Washington state reported a 13 percent decline in childhood immunization rates in 2021 compared with pre-pandemic levels and Michigan’s vaccination rate for toddlers fell last year to 69.9 percent, the lowest in a decade.


Adults too

Adult and adolescent inoculation rates have also dropped for vaccines protecting against diseases such as influenza, hepatitis, measles, tetanus and shingles, according to health consultancy Avalere, which analyzes insurer claims.

This has led to an estimated 37 million missed vaccination doses from January 2020 to July 2021 for adults and children ages seven and older, Avalere found.

Declines early in the pandemic can be attributed to shelter-in-place orders and social distancing, but “there is a risk of a bleed-over” of Covid vaccine misinformation, which affects other vaccines which have a longstanding safety record, noted Avalere managing director Jason Hall.

Social media have helped create a coalition that includes true anti-vaccine believers, libertarians and conservative political figures. These segments have been amplified by disinformation actors from Russia and elsewhere, said David Broniatowski, a George Washington University professor and associate director of the school’s Institute for Data, Democracy and Politics.

“People have been opposing vaccines for as long as there have been vaccines, but they’ve gotten more sophisticated over the past 10 years and a lot of that has been because of the ability to organize on social media across boundaries,” said Broniatowski, who researches vaccine disinformation.

He noted that while anti-vaccine activists, libertarians and foreign agents are not necessarily coordinating, “they have found common cause” in opposing vaccine mandates.

“One of the main changes we’ve seen is a pivot away from focusing on vaccines per se as a health issue to a civil rights and a political issue,” he added.

Conspiracy theories have surged during the pandemic, according to a 2021 YouGov poll, which found 28 percent of Americans and significant numbers in other countries say the truth about the harmful effects of vaccines is being “deliberately hidden.”

Foreign actors

Broniatowski said that foreign disinformation agents “use vaccines as a wedge issue that can mobilize a segment of the population.”

A 2018 paper co-authored by Broniatowski in the American Journal of Public Health found anti-vaccine Twitter activity was amplified by Russian trolls from 2014 to 2017 as part of an effort to promote discord and undermine confidence in the health system.

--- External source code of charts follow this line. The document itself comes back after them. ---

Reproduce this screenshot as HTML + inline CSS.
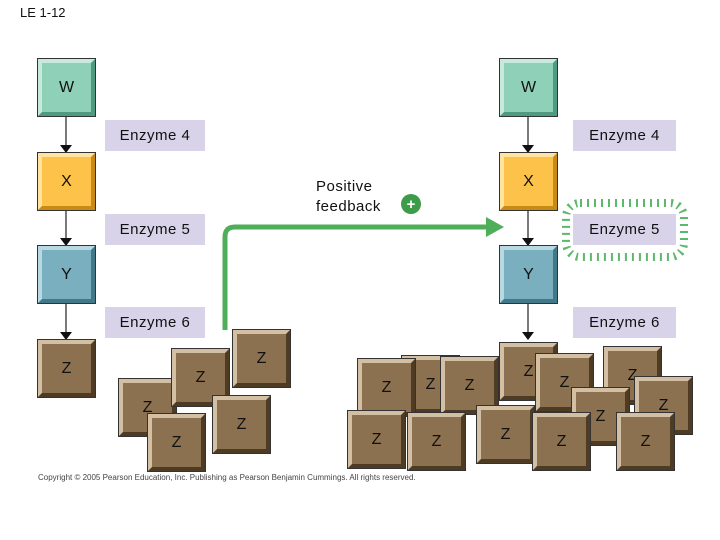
<!DOCTYPE html>
<html><head><style>
body{margin:0;width:720px;height:540px;background:#fff;position:relative;overflow:hidden;font-family:"Liberation Sans",Arial,sans-serif}
.b{position:absolute;box-sizing:border-box;width:57px;height:57px;border:4px solid;font-size:16px;display:flex;align-items:center;justify-content:center;outline:1px solid #333;color:#111}
.w{background:#8fd1b8;border-color:#c8eadc #4f9a80 #4f9a80 #c8eadc}
.x{background:#fcc24a;border-color:#fde4a0 #c98a18 #c98a18 #fde4a0}
.y{background:#79afbf;border-color:#b8d8e2 #43788a #43788a #b8d8e2}
.z{background:#8c7150;border-color:#d2bfa4 #4e3b24 #4e3b24 #d2bfa4}
.e{position:absolute;background:#d9d3ea;width:100px;height:31px;font-size:15px;letter-spacing:0.5px;display:flex;align-items:center;justify-content:center;color:#111}
.t{position:absolute;font-size:15px;color:#111}
</style></head><body>
<div class="t" style="left:20px;top:5px;font-size:13px">LE 1-12</div>
<svg width="720" height="540" style="position:absolute;left:0;top:0">
<defs><marker id="a" markerWidth="8" markerHeight="12" refX="7" refY="6" orient="auto" markerUnits="userSpaceOnUse"><path d="M0,0L8,6L0,12z" fill="#111"/></marker></defs>
<g stroke="#333" stroke-width="1.3" marker-end="url(#a)">
<line x1="66" y1="117" x2="66" y2="152"/><line x1="66" y1="211" x2="66" y2="245"/><line x1="66" y1="304" x2="66" y2="339"/>
<line x1="528" y1="117" x2="528" y2="152"/><line x1="528" y1="211" x2="528" y2="245"/><line x1="528" y1="304" x2="528" y2="339"/>
</g>
<path d="M225,330 V237 Q225,227 235,227 H488" fill="none" stroke="#4fae5a" stroke-width="5"/>
<path d="M486,217 L504,227 L486,237z" fill="#4fae5a"/>
<circle cx="411" cy="204" r="10" fill="#3e9b4a"/>
<text x="411" y="209" text-anchor="middle" fill="#fff" font-size="15" font-weight="bold" font-family="Liberation Sans">+</text>
<rect x="566" y="203" width="118" height="54" rx="14" fill="none" stroke="#5cb86a" stroke-width="8" stroke-dasharray="2 5"/>
</svg>
<div class="b w" style="left:38px;top:59px">W</div>
<div class="b w" style="left:500px;top:59px">W</div>
<div class="b x" style="left:38px;top:153px">X</div>
<div class="b x" style="left:500px;top:153px">X</div>
<div class="b y" style="left:38px;top:246px">Y</div>
<div class="b y" style="left:500px;top:246px">Y</div>
<div class="e" style="left:105px;top:120px">Enzyme 4</div>
<div class="e" style="left:573px;top:120px;width:103px">Enzyme 4</div>
<div class="e" style="left:105px;top:214px">Enzyme 5</div>
<div class="e" style="left:573px;top:214px;width:103px">Enzyme 5</div>
<div class="e" style="left:105px;top:307px">Enzyme 6</div>
<div class="e" style="left:573px;top:307px;width:103px">Enzyme 6</div>
<div class="t" style="left:316px;top:177px;line-height:20px;letter-spacing:0.5px">Positive<br>feedback</div>
<div class="b z" style="left:38px;top:340px">Z</div>
<div class="b z" style="left:233px;top:330px">Z</div>
<div class="b z" style="left:119px;top:379px">Z</div>
<div class="b z" style="left:172px;top:349px">Z</div>
<div class="b z" style="left:213px;top:396px">Z</div>
<div class="b z" style="left:148px;top:414px">Z</div>
<div class="b z" style="left:402px;top:356px">Z</div>
<div class="b z" style="left:358px;top:359px">Z</div>
<div class="b z" style="left:441px;top:357px">Z</div>
<div class="b z" style="left:500px;top:343px">Z</div>
<div class="b z" style="left:536px;top:354px">Z</div>
<div class="b z" style="left:604px;top:347px">Z</div>
<div class="b z" style="left:635px;top:377px">Z</div>
<div class="b z" style="left:572px;top:388px">Z</div>
<div class="b z" style="left:348px;top:411px">Z</div>
<div class="b z" style="left:408px;top:413px">Z</div>
<div class="b z" style="left:477px;top:406px">Z</div>
<div class="b z" style="left:533px;top:413px">Z</div>
<div class="b z" style="left:617px;top:413px">Z</div>
<div class="t" style="left:38px;top:473px;font-size:8px;color:#444">Copyright © 2005 Pearson Education, Inc. Publishing as Pearson Benjamin Cummings. All rights reserved.</div>
</body></html>
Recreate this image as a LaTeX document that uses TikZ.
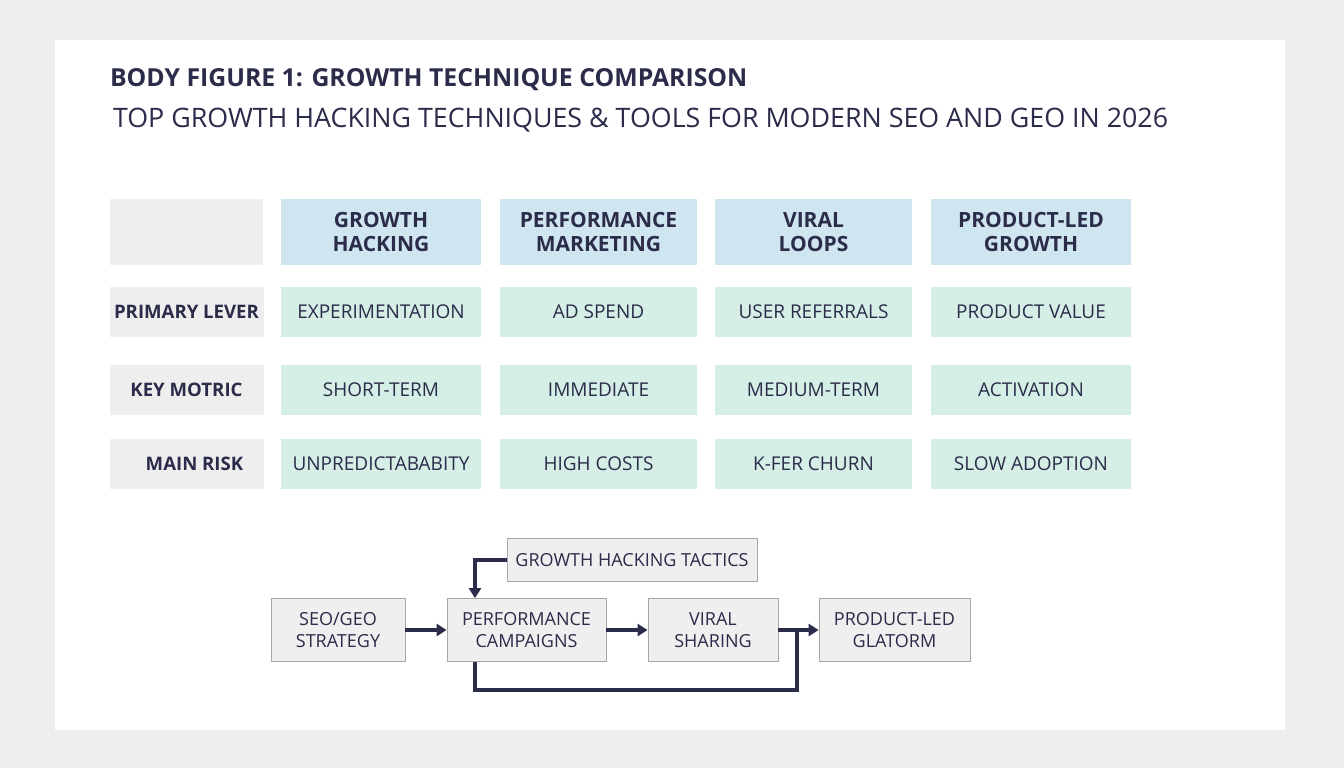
\documentclass[tikz,border=0pt]{standalone}
\usepackage{fontspec}
\setmainfont{Open Sans}
\usetikzlibrary{arrows.meta, positioning}
\definecolor{ink}{HTML}{2B2B4A}
\definecolor{headblue}{HTML}{CFE6F0}
\definecolor{cellmint}{HTML}{D5EFE6}
\definecolor{labgrey}{HTML}{EEEEEE}
\definecolor{flowgrey}{HTML}{EFEFEF}
\begin{document}
\begin{tikzpicture}[x=0.5pt,y=-0.5pt]

    % Define styles
    \tikzstyle{head} = [rectangle, fill=headblue, text=ink, align=center, font=\fontsize{10.5}{12}\selectfont\bfseries, minimum height=33pt, minimum width=100pt, inner sep=0pt]
    \tikzstyle{cell} = [rectangle, fill=cellmint, text=ink, align=center, font=\fontsize{9.5}{11}\selectfont, minimum height=25pt, minimum width=100pt, inner sep=0pt]
    \tikzstyle{rowlab} = [rectangle, fill=labgrey, text=ink, align=center, font=\fontsize{9.3}{11}\selectfont\bfseries, minimum height=25pt, minimum width=77pt, inner sep=0pt]
    \tikzstyle{flowbox} = [rectangle, draw=black!35, fill=flowgrey, text=ink, align=center, font=\fontsize{9}{11}\selectfont, minimum height=31.5pt, inner sep=0pt]
    \tikzstyle{flow} = [ink, line width=1.6pt, -{Triangle[length=5pt,width=6pt]}]

    % Background and panel
    \fill[labgrey] (0,0) rectangle (1344,768);
    \fill[white] (55,40) rectangle (1285,730);

    % Titles
    \node[anchor=west, text=ink, font=\fontsize{12.4}{14}\selectfont\bfseries] (title) at (103,80) {BODY FIGURE 1: GROWTH TECHNIQUE COMPARISON};
    \node[anchor=west, text=ink, font=\fontsize{13.4}{16}\selectfont] (subtitle) at (106,120) {TOP GROWTH HACKING TECHNIQUES \& TOOLS FOR MODERN SEO AND GEO IN 2026};

    % Header row
    \fill[labgrey] (110,199) rectangle (263,265);
    \node[head] (hGH) at (381,232) {GROWTH\\HACKING};
    \node[head, minimum width=98.5pt] (hPM) at (598.5,232) {PERFORMANCE\\MARKETING};
    \node[head, minimum width=98.5pt] (hVL) at (813.5,232) {VIRAL\\LOOPS};
    \node[head] (hPL) at (1031,232) {PRODUCT-LED\\GROWTH};

    % Row labels
    \node[rowlab] (lLever) at (186.5,312) {PRIMARY LEVER};
    \node[rowlab] (lMetric) at (186.5,390) {KEY MOTRIC};
    \node[rowlab] (lRisk) at (186.5,464) {\hspace{8pt}MAIN RISK};

    % Cells
    \node[cell] (c11) at (381,312) {EXPERIMENTATION};
    \node[cell, minimum width=98.5pt] (c12) at (598.5,312) {AD SPEND};
    \node[cell, minimum width=98.5pt] (c13) at (813.5,312) {USER REFERRALS};
    \node[cell] (c14) at (1031,312) {PRODUCT VALUE};
    \node[cell] (c21) at (381,390) {SHORT-TERM};
    \node[cell, minimum width=98.5pt] (c22) at (598.5,390) {IMMEDIATE};
    \node[cell, minimum width=98.5pt] (c23) at (813.5,390) {MEDIUM-TERM};
    \node[cell] (c24) at (1031,390) {ACTIVATION};
    \node[cell] (c31) at (381,464) {UNPREDICTABABITY};
    \node[cell, minimum width=98.5pt] (c32) at (598.5,464) {HIGH COSTS};
    \node[cell, minimum width=98.5pt] (c33) at (813.5,464) {K-FER CHURN};
    \node[cell] (c34) at (1031,464) {SLOW ADOPTION};

    % Flow boxes
    \node[flowbox, minimum width=67pt] (seo) at (338,630) {SEO/GEO\\STRATEGY};
    \node[flowbox, minimum width=79.5pt] (perf) at (526.5,630) {PERFORMANCE\\CAMPAIGNS};
    \node[flowbox, minimum width=65pt] (viral) at (713,630) {VIRAL\\SHARING};
    \node[flowbox, minimum width=75.5pt] (prod) at (894.5,630) {PRODUCT-LED\\GLATORM};
    \node[flowbox, minimum width=125pt, minimum height=21.5pt] (tactics) at (632,560) {GROWTH HACKING TACTICS};
    \coordinate (loopEnd) at (797,628);

    % Flows
    \draw[flow] (seo) -- (perf);
    \draw[flow] (perf) -- (viral);
    \draw[flow] (viral) -- (prod);
    \draw[flow] (tactics.west) -| (perf.north -| 475,0);
    \draw[ink, line width=1.6pt] (perf.south -| 475,0) |- (797,690) -- (loopEnd);

\end{tikzpicture}
\end{document}
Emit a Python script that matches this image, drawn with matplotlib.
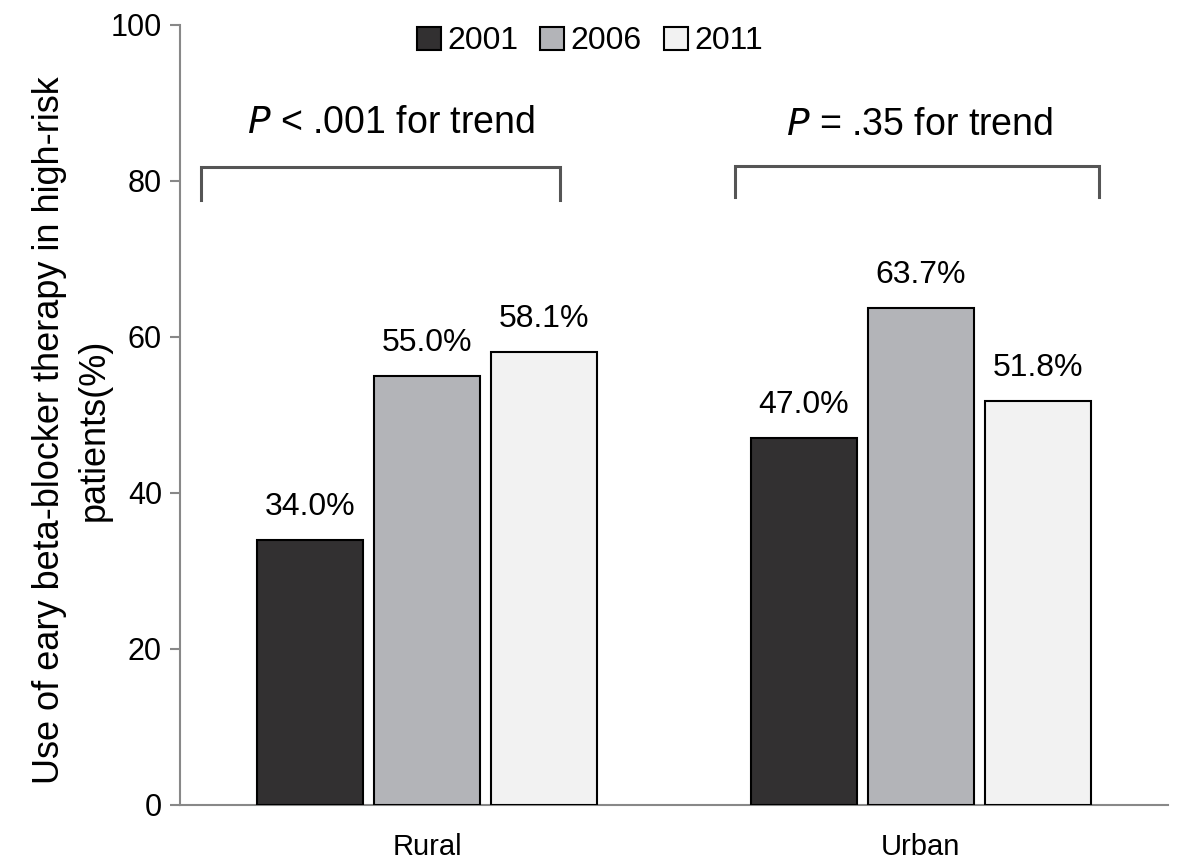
import matplotlib
matplotlib.use("Agg")
import matplotlib.pyplot as plt
import numpy as np

plt.rcParams['font.family'] = ['Liberation Sans', 'DejaVu Sans']

categories = ["Rural", "Urban"]
years = ["2001", "2006", "2011"]
values = {
    "2001": [34.0, 47.0],
    "2006": [55.0, 63.7],
    "2011": [58.1, 51.8],
}
colors = {"2001": "#323031", "2006": "#b3b4b8", "2011": "#f2f2f2"}
p_texts = ["< .001 for trend", "= .35 for trend"]

fig = plt.figure(figsize=(11.81, 8.59), dpi=100)
ax = fig.add_axes([0.1524, 0.0629, 0.8365, 0.9080])

x = np.arange(len(categories))
width = 0.215
step = 0.237
for i, y in enumerate(years):
    pos = x + (i - 1) * step
    ax.bar(pos, values[y], width=width, color=colors[y], edgecolor="black",
           linewidth=1.5, label=y, zorder=3)
    for px, v in zip(pos, values[y]):
        ax.text(px, v + 2.3, f"{v:.1f}%", ha="center", va="bottom", fontsize=23)

ax.set_xlim(-0.5, 1.5)
ax.set_ylim(0, 100)
ax.set_yticks([0, 20, 40, 60, 80, 100])
ax.set_xticks(x)
ax.set_xticklabels(categories, fontsize=21)
ax.tick_params(axis='y', labelsize=22, direction='out', length=7, width=1.5, color='#888888', pad=6)
ax.tick_params(axis='x', length=0, pad=20)
for s in ["top", "right"]:
    ax.spines[s].set_visible(False)
ax.spines["left"].set_color("#888888")
ax.spines["bottom"].set_color("#888888")
ax.spines["left"].set_linewidth(1.5)
ax.spines["bottom"].set_linewidth(1.5)

ax.set_ylabel("Use of eary beta-blocker therapy in high-risk\npatients(%)", fontsize=26,
              linespacing=1.35)
ax.yaxis.set_label_coords(-0.069, 0.481)

# brackets
brackets = [(-0.457, 0.269, 81.8, 77.6), (0.623, 1.36, 81.9, 77.9)]
text_pos = [(-0.073, 86.2), (0.998, 85.9)]
for (x0, x1, ytop, ybot), (tx, ty), pt in zip(brackets, text_pos, p_texts):
    ax.plot([x0, x0, x1, x1], [ybot, ytop, ytop, ybot], color="#555555", lw=2.2,
            clip_on=False, solid_joinstyle='miter')
    ax.text(tx, ty, r"$\it{P}$ " + pt, ha="center", va="baseline", fontsize=27)

leg = ax.legend(loc="upper center", bbox_to_anchor=(0.415, 1.035), ncol=3, frameon=False,
                fontsize=23, handlelength=0.75, handleheight=0.75, handletextpad=0.2,
                columnspacing=0.7)

fig.savefig("out.png", dpi=100)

Research from the Center for European Policy Analysis showed both China and Russia have promoted Covid-19 vaccine misinformation, in part to show that Western governments are incompetent and can’t be trusted.

“There’s been a concerted effort on the part of these actors to diminish the standing of science because it serves their political purposes,” Broniatowski said.

The problem is growing globally as well. A United Nations report last year found 23 million children worldwide missed out on routine immunizations in 2020. In the Americas region, the percentage of fully inoculated children fell to 82 percent from 91 percent in 2016 due to factors including funding shortfalls, vaccine misinformation and instability.

This is likely to create more health risks down the road from diseases which have been mostly contained.

“We had certain thresholds of protection to keep these diseases from being relevant from a public health point of view,” Terk said.

“The more people pushing back, the more likely we’ll have pockets of vulnerability.”